İsrail Başbakanı Binyamin Netanyahu, İsrail ordusunun kara işgalini sürdürerek insani krizi derinleştirdiği Gazze Şeridi’nde saldırıların ardından izleyeceği yol haritasını hükümete sundu. Plana göre, İsrail Gazze’de hareket özgürlüğüne sahip olacak, Filistin Yönetimi Gazze yönetiminde olmayacak, Mısır-Gazze sınırında tampon bölge kurulacak. Gazze’nin yeniden inşasını sadece İsrail’in onayladığı devletler finanse edecek.
İsrail Başbakanlık Ofisi’nin yaptığı açıklamaya göre Netanyahu’nun dünkü kabine toplantısında sunduğu plan “Gazze Şeridi’nin silahsızlandırılması, İsrail’in güvenlik için hareket özgürlüğünü koruması ve Birleşmiş Milletler (BM) Yakın Doğu’daki Filistinli Mültecilere Yardım ve Bayındırlık Ajansı’nın (UNRWA) kapatılmasını” içeriyor.
Plana göre İsrail, Gazze Şeridi’nde ve işgal altındaki Batı Şeria’da güvenlik ve askeri konularda hareket özgürlüğünü elinde tutacak, Mısır-Gazze sınırında ABD’nin koordinasyonuyla tampon bölge oluşturarak “kaçakçılık girişimlerini” önleyecek.
Netanyahu’nun hükümete sunduğu yol haritasına göre Gazze’nin sivil idaresi ise “yönetim becerisine sahip profesyoneller” tarafından gerçekleştirilecek; bu kişiler “terörü destekleyen devlet ve oluşumlara bağlı olmayacak”, maaşlarını bunlardan almayacak. İsrail, Ramallah merkezli uluslararası meşruiyete sahip Filistin yönetimini, “terörü desteklemekle” suçlayarak yol haritasındaki bu maddeyle Gazze yönetiminden uzaklaştırmayı amaçladığına işaret etti.

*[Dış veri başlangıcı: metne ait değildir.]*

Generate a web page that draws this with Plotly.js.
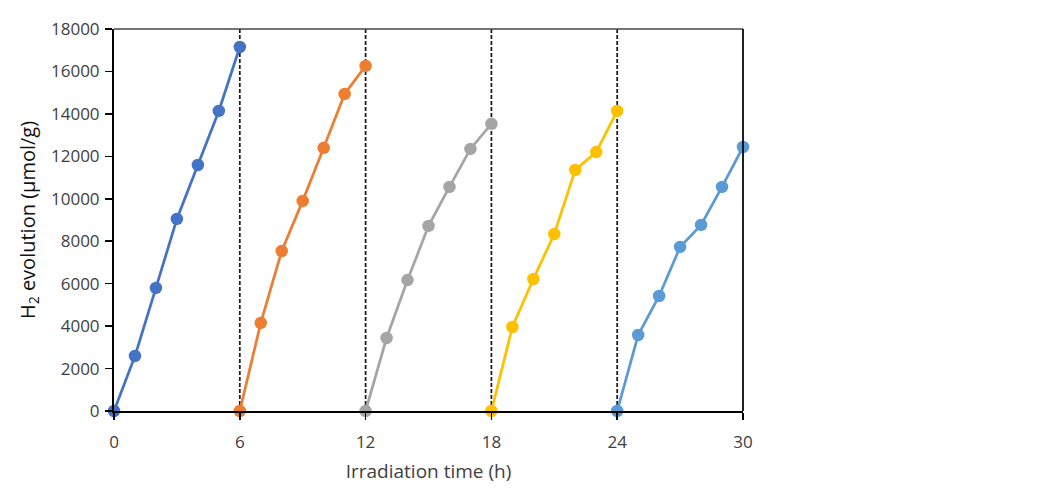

Başbakan Netanyahu’nun kabineye sunduğu yol haritasına göre İsrail, UNRWA’nın kapatılması için de çalışacak.
BM ajansının yerine uluslararası yardım kuruluşlarının görev yapacağı vurgulanan planda, Gazze Şeridi’nin yeniden inşasının “Gazze’nin tamamıyla silahsızlandırılıp radikalleşmenin ortadan kaldırılmasının” ardından başlayacağı, rehabilitasyon planının da “İsrail’in onayladığı ülkeler tarafından” finanse edilerek yürütüleceği aktarıldı.
Netanyahu’nun hükümete sunduğu planda Filistinlilerle kalıcı bir anlaşmaya ilişkin ise “uluslararası dayatmaları” İsrail’in kabul etmediğine yer verilerek, Filistin devletinin “uluslararası toplum tarafından tek taraflı kabul edilmesinin teröre büyük bir ödül olacağı ve ileride bir barış anlaşmasını önleyeceği” savunuldu.
İsrailli siyasetçilerin ve askerlerin tekrarladığı “Hamas, İslami Cihad’ın askeri becerilerinin yok edilmesi, Gazze’deki İsrailli esirlerin serbest bırakılması ve Gazze Şeridi’nden İsrail’e gelecek herhangi bir tehdidin engellenmesi” hedeflerinin ise değişmediği kaydedildi.